Вслушайся философ и я. Я и философ, если прочитать в обратном порядке. И ты тоже философ. И любой человек философ. Потому что и я и ты и любой думающий пытается объяснить и мир и себя и все, что кругом стремится объяснить, чтобы понят. Мы все философы в известном смысле. И то, что ты говоришь, в истории уже было, агностики и другие отрицающие саму возможность познания мира и считающие, что просто в нем, в этом мире, надо жить. Жить и наслаждаться жизнью. Гедонисты всякие. И ты туда же?
Ну ты наговорил?
Не согласен? Хочешь докажу?
Да я согласен. Но ты поясней как-нибудь говори. А то часть, целое, общее, частное.
Конкретней хочешь?
Да нет. Я знаю, ты сейчас так философски наплетешь, что я запутаюсь. И опять ты доволен будешь. Ты же знаешь, старик, я просто не люблю сухих твоих философских терминов. От них тянет какой-то ложной и показной научностью. В общем, они сухи, смешны, скупы и не несут ни капельки жизни, ни чувств, ни переживаний, ни эмоций. К любому случаю жизни твоя система фраз подойдет и все объяснит. Вот сейчас ты ее к дереву применил. Завтра к взаимоотношениям людей. Потом и общества. И все объяснил. И что? Мне в этом смысле поиски Самгина ближе.
Жизнь Клима Самгина? Читал тоже. А Горького ты, похоже, начитался порядком?
Да, Клим Самгин, мне нравится. Он, как я: ищет, смотрит, наблюдает, оценивает, рассуждает.
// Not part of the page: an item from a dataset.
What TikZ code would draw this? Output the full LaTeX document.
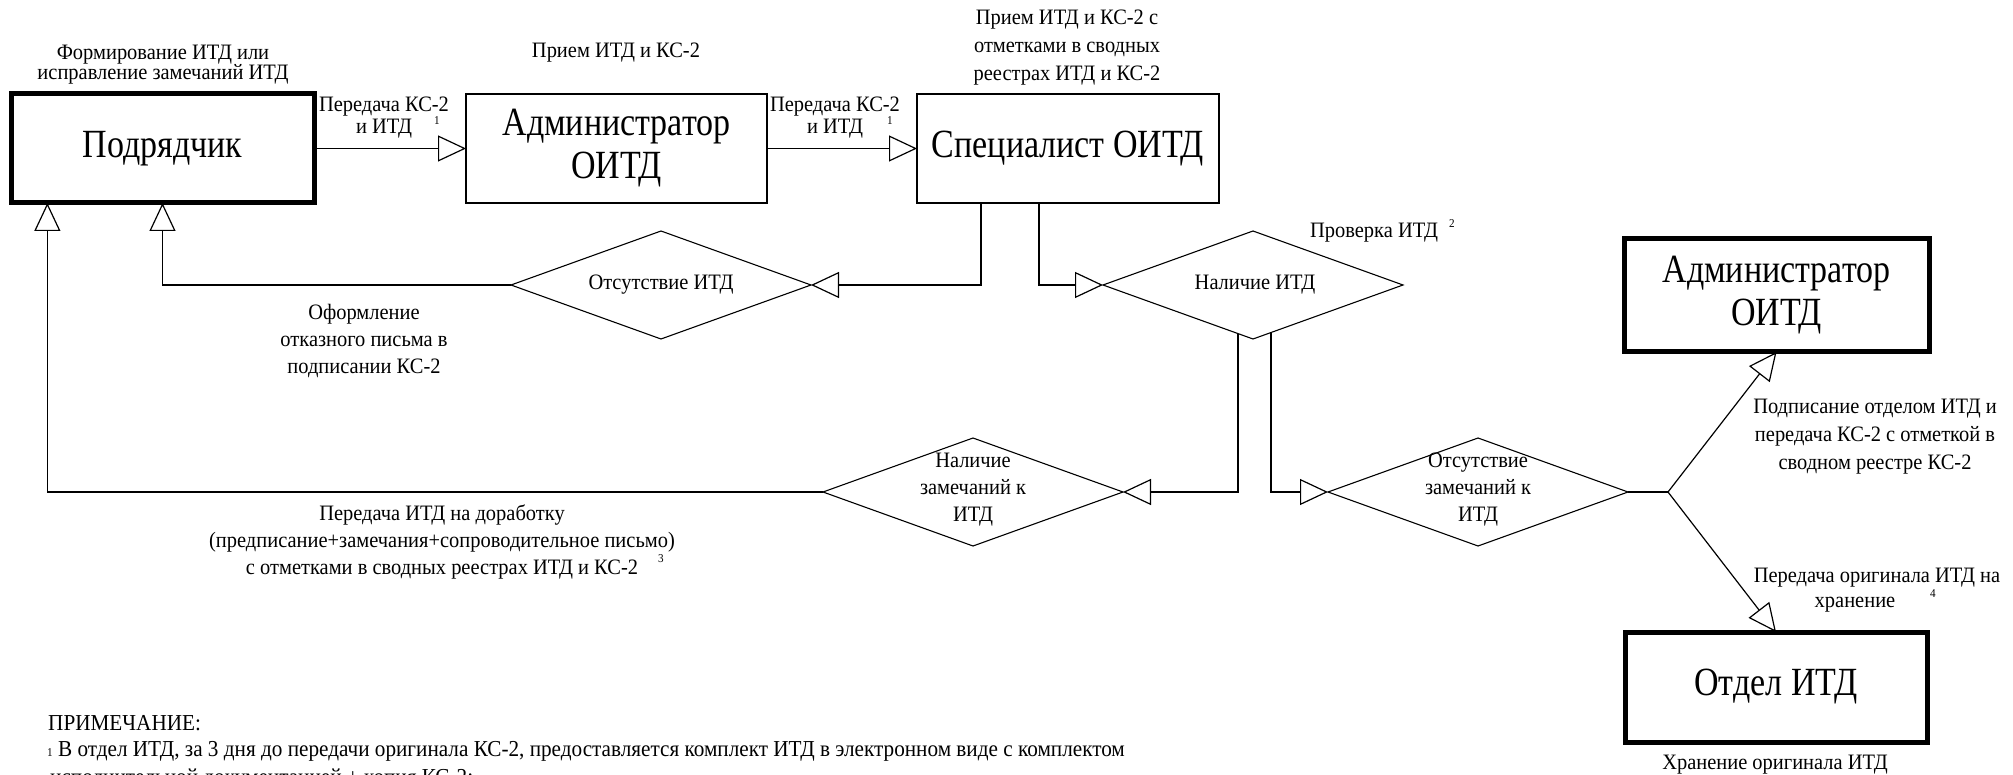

Они снова шли молча. Теперь уже ближе к дому, поберегу реки, где так же тускло светили редкие фонари.
Первый вспоминал роман Горького «Жизнь Клима Самгина», который почему – то не изучают в школе. Сравнивал его со своими знакомыми, с собой, и находил много общего. И это навеяло много грусти. Ведь этот безвольный вечно отстающий от жизни и вечно релаксирующий интеллигент вовсе не был его кумиров и никогда не вызывал симпатий. Не борец, не коммунист. Вечный сомневающийся попутчик.
А второй вдруг увидел, что и философия при всей своей отстранённости и сухости все же целая наука. И неплохо бы еще что-то почитать из Вольтера, Руссо при случае.
Падал снег. Начинается новая неделя. Пора по домам. Иронично смотрел им вслед старый заиндевевший тополь, которому они уже и ветки обрубили и столбом корявым сделали. Боевые ребята.
***
– Мальчик, ты брал билет?
На меня уставились недоверчивые глаза кондуктора. Я молча кивнул головой. Она успокоенная отвернулась. Наступила приятная автобусная тишина, спокойная и разбавленная слегка шуршанием шин по асфальту да гулом мотора. Но недолго. Уже через минуту снова резанул слух ее нехороший резкий окрик:
– Гражданин, а билет кто брать будет, а?
Я, прижатый, стою у окна. Рассматриваю проносящиеся мимо старые, по легенде приписанные самой Екатерине березы. Автобус приятно покачивает. Не люблю людей недоверчивых, людей злых. Они видят в человеке только плохое. И этим только оскорбляют человека. А кондуктор еще и своим подозрением, недоверчивостью. Может, просто это болезнь их, профессиональная?
Автобус резко тормознул. Мне кто-то какой-то палкой уткнулся в спину. Неприятно. И кто-то крикнул:
–Товарищ кондуктор! Автобус – то не резиновый, наверно?
–Ты молчи! Залез сам-то, небось? Другим- то тоже надо ехать.
В этом автобусе я езжу на учебу в техникум каждый день. Но я видимо от природы оптимист и такой спокойный. Мне никак не надоедает трястись 45 минут до самой конечной остановки маршрута у стадиона 1 мая, где и находится мой авиационный техникум, трястись, в автобусе, битком набитом людьми. Так до самой конечной и едешь иногда прижатый в окну, к креслу, или еще хуже к самой двери, толкающей тебя в плечо при каждой очередной остановке, и когда твою спину толкают в глубь автобуса чьи – то руки, в последней попытке протиснуть меня внутрь, в толпу, чтобы залезть на мое место в эту немыслимо узкое пространство между автобусной дверью и пассажирами.